Ami Febriza, a PhD candidate from the Faculty of Medicine, Hasanuddin University in Indonesia, has recently arrived in the Netherlands on a 3 month visit to the Julius Centre as part of her ‘sandwich’ programme. Her research is mainly focused on herbal treatment in infection, specifically the effects of curcumin on gene expression. She will be consulting her manuscript with Dr. Cuno Uiterwaal and Dr. Joyce Browne and is hoping to publish.
She is also a participant of the HEALTH-I project in Indonesia. We recently carried out an interview with Ami, along with HEALTH-I tutor Dian Sidik (Academic Medical Centre, Amsterdam), about how the HEALTH-I project is going.

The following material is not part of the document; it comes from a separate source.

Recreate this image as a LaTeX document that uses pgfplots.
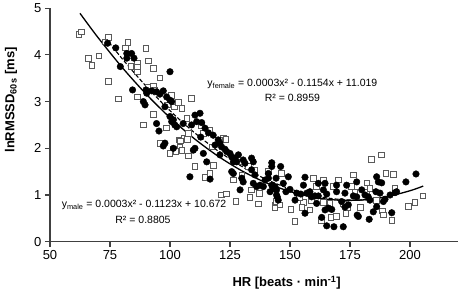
\documentclass[border=0pt]{standalone}
\usepackage{pgfplots}
\usepackage{pgfplotstable}
\usepackage{fontspec}
\setmainfont{Liberation Sans}
\pgfplotsset{compat=1.18}

\pgfplotstableread{
x y
62 4.44
63 4.49
74.3 4.37
82.4 4.27
90 4.14
81.3 4.15
66 3.93
70.4 3.98
67.4 3.78
72.9 4.28
91 3.87
86.5 3.82
86.5 3.73
86.5 3.64
83.75 3.75
93 3.71
95.8 3.51
74.3 3.43
78.5 3.06
86.3 3.10
91 3.30
93 3.32
93.75 3.25
100.7 3.13
99 2.93
101.8 2.89
103.5 2.98
104.9 2.86
93 2.73
88.9 2.50
98.6 2.44
104 2.18
106 2.22
109 3.07
107 2.64
113.2 2.48
113.9 2.32
116.4 2.39
107.6 2.32
104.4 2.16
107.2 2.19
104.2 2.03
101.4 1.98
100 1.89
102.5 1.93
104.9 1.95
107.6 1.84
96.1 2.11
122.2 2.21
123.3 2.19
120.8 2.18
117.4 2.03
118 1.64
110.4 1.61
114.6 1.38
116.7 1.46
126.4 1.32
121.5 1.00
123.6 1.02
127.5 0.86
136.8 0.81
134 1.11
137.2 1.04
133.3 0.95
135.4 1.54
132.6 1.61
129.9 1.43
143.75 0.79
144.4 0.86
141 1.50
129.2 1.71
184 1.76
188.2 1.86
190 1.46
193 1.44
176.4 1.43
170.1 1.32
182 1.26
193.75 1.14
205.3 0.98
202.1 0.84
199.3 0.75
143.75 0.72
145.8 0.79
150.3 0.69
152.1 0.43
159.7 1.36
161.1 1.18
163.9 1.32
168 1.19
175.7 1.19
155.6 0.84
158.3 0.68
154.9 0.74
153.9 0.95
163.9 0.84
166.7 0.82
167 0.52
169.4 0.54
172.2 0.81
173.9 0.72
173.3 0.61
179.4 0.74
181.9 1.05
186.1 0.89
188.6 0.66
188.9 0.57
192.4 0.46
163.2 0.45
177.1 1.07
183.3 1.14
146.5 1.46
159 0.89
}\female

\pgfplotstableread{
x y
74 4.25
77.4 4.15
82 4.03
84 4.03
85 3.93
82 3.93
79.3 3.75
100 3.64
84.4 3.25
90 3.25
90.3 3.18
92.4 3.23
95.8 3.16
97.2 3.23
98.6 3.10
100 3.03
100.7 3.00
88.9 3.00
89.6 2.93
97.9 2.89
100 2.68
101.4 2.61
102 2.50
94.4 2.53
95.4 2.37
94.4 3.21
102.8 2.46
100.7 2.57
105.5 2.53
110.4 2.71
112.5 2.75
111.1 2.57
109 2.50
113.2 2.55
114.6 2.43
116 2.33
112.8 2.24
118 2.28
120.1 2.18
118.75 2.07
121.5 2.03
120.8 2.11
122.9 1.98
97.9 2.11
97.2 2.05
110.4 2.00
109.7 1.96
113.9 1.89
115.3 1.71
120.8 1.86
123.6 1.93
125 1.89
125.7 1.82
127.1 1.79
127.8 1.71
126.4 1.71
128.5 1.86
130.5 1.75
131.25 1.68
134 1.79
134.7 1.71
108.3 1.39
116.7 1.34
125.7 1.50
126.4 1.46
129.9 1.36
130.5 1.28
134 1.54
135.4 1.43
129.2 1.11
134.7 1.25
136.1 1.18
137.5 1.21
139.6 1.32
141 1.46
141 1.36
142.4 1.21
143.75 1.18
144.4 1.11
141.7 1.07
144.7 0.96
138.9 1.18
142.4 1.69
142.4 1.61
146.1 1.61
144.2 1.36
147.2 1.25
143.1 1.14
149.3 1.39
150 1.12
148.3 1.07
152.8 1.04
152.1 0.89
156.25 1.38
155.6 1.21
157 1.04
156.25 0.61
161.8 1.25
164.6 1.25
163.9 1.11
161.8 0.98
161.1 0.82
165.3 1.02
159 0.96
158.3 1.07
166 0.72
167.4 0.69
164.6 0.68
163.2 0.52
165.3 0.34
168.3 0.32
172.2 0.32
169.4 1.21
169.4 1.07
172.9 1.04
173.6 1.21
171.5 0.86
172.9 0.74
174.3 0.79
177.8 1.28
179.9 1.11
177.8 0.96
176.4 0.98
178 0.57
178.5 0.54
181.25 1.00
183.3 0.89
182.6 0.96
183 0.48
184.7 0.64
186.1 1.39
186.8 1.28
188.2 1.26
185.8 1.07
187.5 1.04
189.6 0.91
188.9 0.86
186.1 0.75
192.4 0.62
191.7 1.00
193.75 1.05
194.4 1.07
198.3 1.28
202.5 1.45
160.4 0.98
154.5 1.02
144.4 1.00
145.1 0.89
101.4 2.00
}\male

\pgfplotstableread{
x y
62.5 4.890
70 4.372
80 3.736
90 3.164
100 2.656
110 2.212
120 1.832
130 1.516
140 1.263
150 1.075
160 0.950
170 0.890
180 0.893
190 0.960
200 1.091
205.5 1.191
}\trendA

\pgfplotstableread{
x y
73 4.374
80 3.923
90 3.332
100 2.805
110 2.343
120 1.944
130 1.609
140 1.338
150 1.131
160 0.987
170 0.909
180 0.893
190 0.960
}\trendB

\definecolor{axgray}{HTML}{404040}
\definecolor{sqgray}{HTML}{5A5A5A}

\begin{document}
\begin{tikzpicture}
\useasboundingbox (-50pt,-57.3pt) rectangle (411pt,241.7pt);
\begin{axis}[
  scale only axis,
  width=408pt, height=233.5pt,
  xmin=50, xmax=220, ymin=0, ymax=5,
  axis x line*=bottom, axis y line*=left,
  axis line style={-, axgray, line width=1.3pt},
  xtick={50,75,...,200}, ytick={0,1,...,5},
  tick align=outside, major tick length=5pt,
  tick style={axgray, line width=1.1pt},
  /pgf/number format/assume math mode=true,
  ticklabel style={font=\fontsize{13}{15}\selectfont},
  clip=false,
  xlabel={\textbf{HR [beats · min\textsuperscript{-1}]}},
  xlabel style={at={(axis description cs:0.58,-0.177)}, anchor=center, font=\fontsize{13}{15}\selectfont},
  ylabel={\textbf{lnRMSSD\textsubscript{60s} [ms]}},
  ylabel style={at={(axis description cs:-0.0956,0.607)}, anchor=center, rotate=0, font=\fontsize{13}{15}\selectfont},
]
\addplot[only marks, mark=square*, mark size=2.8pt, mark options={fill=white, draw=sqgray, line width=0.8pt}] table {\female};
\addplot[only marks, mark=*, mark size=3.3pt, mark options={fill=black, draw=black}] table {\male};
\addplot[black, line width=1.3pt, smooth] table {\trendA};
\addplot[black, line width=1.1pt, dash pattern=on 4pt off 2pt, smooth] table {\trendB};
\node[font=\fontsize{10.5}{12}\selectfont, anchor=center] at (axis cs:151,3.38) {y\textsubscript{female} = 0.0003x² - 0.1154x + 11.019};
\node[font=\fontsize{10.5}{12}\selectfont, anchor=center] at (axis cs:151,3.08) {R² = 0.8959};
\node[font=\fontsize{10.5}{12}\selectfont, anchor=center] at (axis cs:89.2,0.786) {y\textsubscript{male} = 0.0003x² - 0.1123x + 10.672};
\node[font=\fontsize{10.5}{12}\selectfont, anchor=center] at (axis cs:88.75,0.465) {R² = 0.8805};
\end{axis}
\end{tikzpicture}
\end{document}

What were your motivations to participate in the HEALTH-I project? Ami: A friend of mine recommended it to me actually! She told me to have a look at this project. When I saw the learning outcomes of HEALTH-I, I immediately felt that I needed the skills. Furthermore, because I am also a lecturer at the Faculty of Medicine, University of Muhammadiyah Makassar, I want to be able to teach and pass on these skills to my students.
What is your experience so far?
Ami: I learnt a lot from these courses. The content is either topics I usually do not encounter or not familiar with at all. For example, in the HEALTH-I project they go into much greater depth in statistics compared to when I did statistics in my bachelors or even master’s degree, particularly with regards to using the R programme. The learning material is vast and can be difficult to grasp, especially since I am already very busy with teaching and trying to complete my PhD. In fact, time management is one of the challenges we talk about in our face-to-face meetings. Despite the difficulty of the courses, I do find the HEALTH-I project very exciting, and it is good to learn so much in great depth. I also find it very useful to do online courses in this digital era as it allows for more flexibility.
How do you hope to use the experience in the future?
Ami: I would like to use my experience to develop my research and also to help my students. I hope to create something similar – that is, a similar online learning platform – geared towards bachelors students because, as I said earlier, it is very useful doing online courses.
Dian, what is your opinion from a tutor’s perspective?
Dian: The biggest challenge for me as a tutor is to bring everyone together for the face-to-face meetings, since we have at least six active students per course. What makes it more challenging is that even though all students have the same basic understanding of, say, R programming, there is variation in the level of understanding beyond the basics among the students. It can be difficult to make sure everyone has caught up. However, I do believe that the HEALTH-I project can be very beneficial, especially for students who can manage their time and are highly motivated.